Rose did score 17 points as the tries once more to find rhythm and consistency in a struggling offense. But he shot only 6-of-15 from the field, turning the ball over 4 times, finishing with only two assists. He’s shooting only 31.3% from the field during his early comeback attempt, turning the ball over 5.3 times a game. He was one of the few not completely stifled by the Indiana defense (Luol Deng scored 17 points), but his play on both ends of the floor was a leading example of just how far the distance is for the Bulls before they become legitimate contenders in the East again.

Everything the Pacers do begins with defense, as they limited Chicago to only 18 points in the fourth quarter, not to mention an awful 35.6% from the field through the whole game. Paul George was the team’s top scorer with 21 points, but he was only 6-of-19 from the field, and most of the credit from being so dominant against a team that’s supposedly very similar in plenty of aspects has to go to David West and Roy Hibbert.

Roy Hibbert

Early in the season, it look like Hibbert is embracing his role as a defensive anchor, maybe still angry about not being taken into consideration in last year’s vote for Defensive player of the year. He grabbed 10 rebounds, had 5 blocks and most importantly kept the Bulls on only 14 points in the paint. David West was efficient on both ends of the floor, as usual, with 17 points and 13 rebounds, helping stifle the Bulls’ frontcourt. Boozer and Noah combined to score only 10 points on 3-of-12 from the field, allowing 17 offensive rebounds for the Pacers.

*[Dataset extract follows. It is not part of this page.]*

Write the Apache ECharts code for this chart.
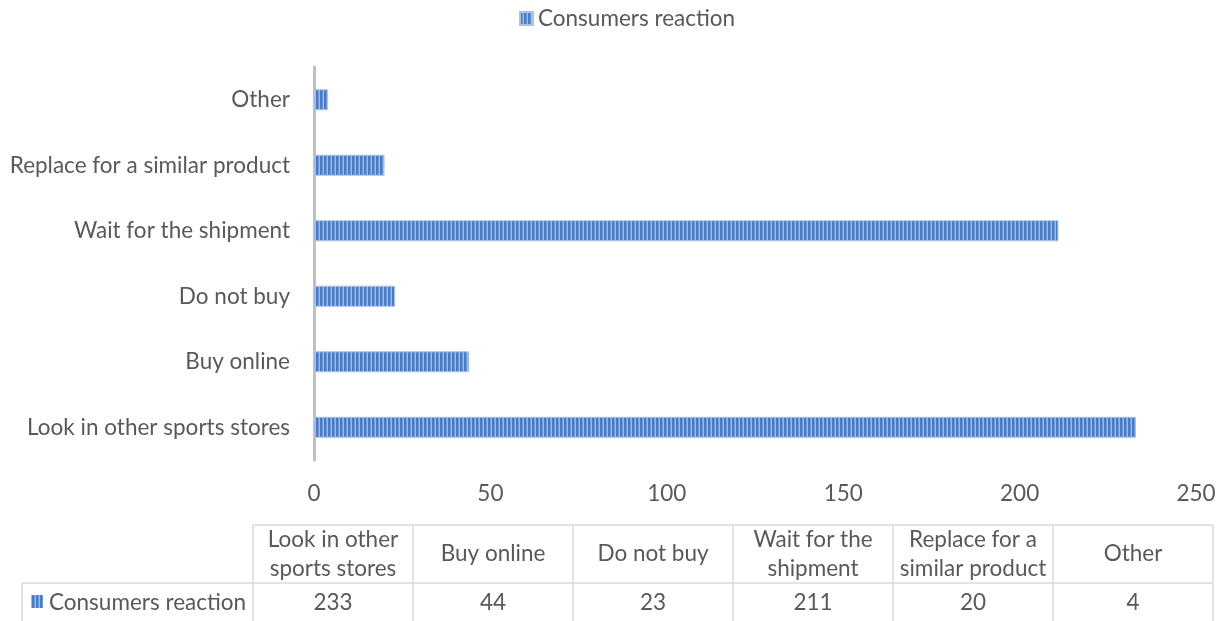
<!DOCTYPE html>
<html><head><meta charset="utf-8">
<script src="https://cdn.jsdelivr.net/npm/echarts@6/dist/echarts.min.js"></script>
<style>html,body{margin:0;padding:0;background:#fff}#c{width:1228px;height:621px}</style>
</head><body><div id="c"></div>
<script>
var categories = ['Look in other sports stores', 'Buy online', 'Do not buy', 'Wait for the shipment', 'Replace for a similar product', 'Other'];
var tableHeaders = ['Look in other\nsports stores', 'Buy online', 'Do not buy', 'Wait for the\nshipment', 'Replace for a\nsimilar product', 'Other'];
var values = [233, 44, 23, 211, 20, 4];
var seriesName = 'Consumers reaction';
var xTicks = [0, 50, 100, 150, 200, 250];

var FONT = 'Lato';
var FS = 22.5;
var TXT = '#595959';

function makePattern() {
  var cv = document.createElement('canvas');
  cv.width = 4; cv.height = 4;
  var ctx = cv.getContext('2d');
  ctx.fillStyle = '#9dbbe4'; ctx.fillRect(0, 0, 4, 4);
  ctx.fillStyle = '#4a7cc6'; ctx.fillRect(0, 0, 2, 4);
  ctx.fillStyle = '#6f97d4'; ctx.fillRect(2, 0, 1, 4);
  return cv;
}
var pat = { image: makePattern(), repeat: 'repeat' };

var chart = echarts.init(document.getElementById('c'));

var tblLeft = 253, colW = 160, hdrTop = 525, rowTop = 583, rowBot = 621, lblLeft = 22;
var g = [];
var border = { stroke: '#d9d9d9', lineWidth: 1.5 };
function line(x1, y1, x2, y2) { g.push({ type: 'line', shape: { x1: x1, y1: y1, x2: x2, y2: y2 }, style: border, silent: true }); }
var tblRight = tblLeft + colW * categories.length;
line(tblLeft, hdrTop, tblRight, hdrTop);
line(lblLeft, rowTop, tblRight, rowTop);
line(lblLeft, rowTop, lblLeft, rowBot);
for (var i = 0; i <= categories.length; i++) line(tblLeft + colW * i, hdrTop, tblLeft + colW * i, rowBot);
var font = FS + 'px "' + FONT + '"';
for (var j = 0; j < categories.length; j++) {
  var cx = tblLeft + colW * j + colW / 2;
  g.push({ type: 'text', x: cx, y: (hdrTop + rowTop) / 2, style: { text: tableHeaders[j], font: font, fill: TXT, align: 'center', verticalAlign: 'middle', lineHeight: 29 }, silent: true });
  g.push({ type: 'text', x: cx, y: (rowTop + rowBot) / 2 + 1, style: { text: String(values[j]), font: font, fill: TXT, align: 'center', verticalAlign: 'middle' }, silent: true });
}
g.push({ type: 'rect', shape: { x: 31, y: 595, width: 12, height: 13 }, style: { fill: pat }, silent: true });
g.push({ type: 'text', x: 49, y: (rowTop + rowBot) / 2 + 1, style: { text: seriesName, font: font, fill: TXT, align: 'left', verticalAlign: 'middle' }, silent: true });

chart.setOption({
  animation: false,
  textStyle: { fontFamily: FONT },
  legend: {
    top: 2, left: 514, itemWidth: 13, itemHeight: 13, itemGap: 6,
    icon: 'rect',
    textStyle: { fontSize: FS, color: TXT, fontFamily: FONT },
    data: [seriesName]
  },
  grid: { left: 314, right: 32, top: 67, height: 393, containLabel: false },
  xAxis: {
    type: 'value', min: xTicks[0], max: xTicks[xTicks.length - 1], interval: xTicks[1] - xTicks[0],
    axisLine: { show: false }, axisTick: { show: false }, splitLine: { show: false },
    axisLabel: { fontSize: FS, color: TXT, margin: 22, fontFamily: FONT }
  },
  yAxis: {
    type: 'category', data: categories,
    axisLine: { show: true, lineStyle: { color: '#c0c0c0', width: 3 } },
    axisTick: { show: false },
    axisLabel: { fontSize: FS, color: TXT, margin: 24, fontFamily: FONT }
  },
  series: [{
    name: seriesName, type: 'bar', data: values, barWidth: 21,
    itemStyle: { color: pat, borderColor: '#a9c3e8', borderWidth: 1 }
  }],
  graphic: g
});
</script></body></html>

Indiana gave up young players during the offseason to get themselves a proven point creator from the bench. It’s been a quiet start to the season for Luis Scola, but his 12 points in 16 minutes, including 8 coming in the fourth quarter, sparked the Indiana run that finished the game off as the Bulls’ completely fell apart in the fourth quarter. Chicago lost on a 11-30 run the Pacers went on in the fourth quarter, while the Bulls hit only 11 field goals during the entire second half. There’s no movement, no spacing and from a certain point, no hope that it’ll get better during the game.

Right now, Indiana are playing like the best team in the NBA, even without the injured George Hill. Paul George can afford to have wasteful nights on offense with the kind of defense he’s a big part of. For the Bulls, there are problems on both ends of the floor early in the season, as it seems Tom Thibodeau is starting once again from scratch in teaching this team the defense that has been the bread and butter for the last three years. Hopefully, their Derrick Rose-led offense will pick up soon enough as well.